In our context of resource nationalism, this would constitute a strong disincentive to government to take over assets. Despite its attractiveness, this punishment mechanism does not seem all that practical since it’s unclear what would spook a recalcitrant government.
In theory, a fitting punishment would be an embargo on ill-gotten resources which would preclude government actualising any revenues against their nationalised assets.
If the sole buyer were the US or a member of the European Union, this would be tenable. But in the modern reality where resources generally flow towards emerging titans such as China and India, enforcement would be futile and costly.

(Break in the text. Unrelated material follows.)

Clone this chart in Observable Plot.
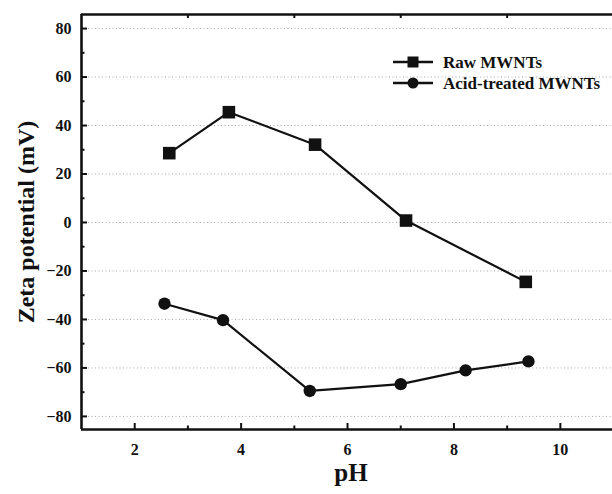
<!DOCTYPE html>
<html><head><meta charset="utf-8">
<script src="https://cdn.jsdelivr.net/npm/d3@7"></script>
<script src="https://cdn.jsdelivr.net/npm/@observablehq/plot@0.6"></script>
<style>
body{margin:0;background:#fff;}
#wrap{position:relative;width:612px;height:494px;overflow:hidden;}
#legend{position:absolute;left:0;top:0;}
</style></head><body><div id="wrap"></div>
<script>
const rawPH = [2.65, 3.77, 5.39, 7.10, 9.35];
const rawZeta = [28.6, 45.5, 32.1, 0.8, -24.5];
const acidPH = [2.56, 3.66, 5.29, 7.00, 8.22, 9.40];
const acidZeta = [-33.5, -40.3, -69.5, -66.7, -61.0, -57.3];
const xTicks = [2, 4, 6, 8, 10];
const xMinor = [3, 5, 7, 9];
const yTicks = [-80, -60, -40, -20, 0, 20, 40, 60, 80];
const yMinor = [-70, -50, -30, -10, 10, 30, 50, 70];
const seriesNames = ["Raw MWNTs", "Acid-treated MWNTs"];
const xTitle = "pH";
const yTitle = "Zeta potential (mV)";

const raw = rawPH.map((x, i) => ({x, y: rawZeta[i]}));
const acid = acidPH.map((x, i) => ({x, y: acidZeta[i]}));
const xDom = [1.0, 10.98];
const yDom = [-85.4, 85.8];
const FONT = "'Liberation Serif', 'Times New Roman', serif";
const W = 612, H = 494, ML = 81, MR = 0, MT = 14, MB = 65;
const FW = W - ML - MR, FH = H - MT - MB;

const chart = Plot.plot({
  width: W, height: H,
  marginLeft: ML, marginRight: MR, marginTop: MT, marginBottom: MB,
  style: {fontFamily: FONT, fontWeight: "bold", fontSize: "16px", color: "#111", background: "#fff"},
  x: {domain: xDom},
  y: {domain: yDom},
  marks: [
    Plot.gridY(yTicks, {stroke: "#aaa", strokeOpacity: 1, strokeDasharray: "1,2.5", strokeWidth: 1}),
    // inward ticks
    Plot.ruleX(xTicks, {insetTop: FH - 6, stroke: "#111", strokeWidth: 2}),
    Plot.ruleX(xMinor, {insetTop: FH - 3.5, stroke: "#111", strokeWidth: 2}),
    Plot.ruleX(xMinor, {insetBottom: FH - 4, stroke: "#111", strokeWidth: 2}),
    Plot.ruleY(yTicks, {insetRight: FW - 6, stroke: "#111", strokeWidth: 2}),
    Plot.ruleY(yMinor, {insetRight: FW - 3.5, stroke: "#111", strokeWidth: 2}),
    // frame
    Plot.ruleY([yDom[0]], {stroke: "#111", strokeWidth: 2.6}),
    Plot.ruleY([yDom[1]], {stroke: "#111", strokeWidth: 2.6}),
    Plot.ruleX([xDom[0]], {stroke: "#111", strokeWidth: 2.6}),
    Plot.axisX({ticks: xTicks, tickSize: 0, tickPadding: 14, label: null, fontSize: 16}),
    Plot.axisY({ticks: yTicks, tickSize: 0, tickPadding: 10, label: null, fontSize: 16}),
    Plot.line(raw, {x: "x", y: "y", stroke: "#111", strokeWidth: 2.2}),
    Plot.line(acid, {x: "x", y: "y", stroke: "#111", strokeWidth: 2.2}),
    Plot.dot(raw, {x: "x", y: "y", symbol: "square", r: 7.1, fill: "#111", stroke: "none"}),
    Plot.dot(acid, {x: "x", y: "y", symbol: "circle", r: 6.2, fill: "#111", stroke: "none"}),
    Plot.text([xTitle], {frameAnchor: "bottom", textAnchor: "middle", dy: 51, dx: 4, fontSize: 25, fontWeight: "bold"}),
    Plot.text([yTitle], {frameAnchor: "left", textAnchor: "middle", rotate: -90, dx: -55, fontSize: 24, fontWeight: "bold"})
  ]
});
const wrap = document.getElementById("wrap");
wrap.appendChild(chart);

// legend
const ns = "http://www.w3.org/2000/svg";
const leg = document.createElementNS(ns, "svg");
leg.setAttribute("id", "legend");
leg.setAttribute("width", W); leg.setAttribute("height", H);
const rows = [62, 83];
seriesNames.forEach((name, i) => {
  const y = rows[i];
  const l = document.createElementNS(ns, "line");
  l.setAttribute("x1", 393); l.setAttribute("x2", 433); l.setAttribute("y1", y); l.setAttribute("y2", y);
  l.setAttribute("stroke", "#111"); l.setAttribute("stroke-width", 2.4);
  leg.appendChild(l);
  if (i === 0) {
    const r = document.createElementNS(ns, "rect");
    r.setAttribute("x", 413 - 5.5); r.setAttribute("y", y - 5.5); r.setAttribute("width", 11); r.setAttribute("height", 11);
    r.setAttribute("fill", "#111"); leg.appendChild(r);
  } else {
    const c = document.createElementNS(ns, "circle");
    c.setAttribute("cx", 413); c.setAttribute("cy", y); c.setAttribute("r", 5.5);
    c.setAttribute("fill", "#111"); leg.appendChild(c);
  }
  const t = document.createElementNS(ns, "text");
  t.setAttribute("x", 443); t.setAttribute("y", y + 5.5);
  t.setAttribute("font-family", FONT); t.setAttribute("font-weight", "bold"); t.setAttribute("font-size", "17px");
  t.setAttribute("fill", "#111");
  t.textContent = name;
  leg.appendChild(t);
});
wrap.appendChild(leg);
</script></body></html>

A more palatable solution however also lies in the corporate realm, not in the area of hostile takeovers but rather that of employment termination.
Golden handcuffs, as it happens, are quite relevant to gold mining (or any other mining for that matter). The term refers to an agreement between a company and an employee, where the employee will receive significant benefits if employment is terminated.
At first this seems delusionary; governments nationalising resources are most likely not going to honour agreements requiring them to pay hefty penalties for tossing out mining companies.
The solution however lies not in expecting states to cough up the cash, but rather in requiring governments to obtain third-party nationalism insurance for mining companies.
Absurd as this seems at first, the concept addresses all the pertinent issues.
Comprehensive nationalism insurance would cover only blatant nationalism in any demonstrable form. It would be coupled with the country’s sovereign debt risk profile, making pricing relatively straightforward.
It would trigger an avalanche of foreign direct investment - most of it from yield-starved developed nations to debt-starved developing nations - and it would enable miners to get on with digging rocks out of the ground without dealing with the real hard stuff, the task of political monkeying.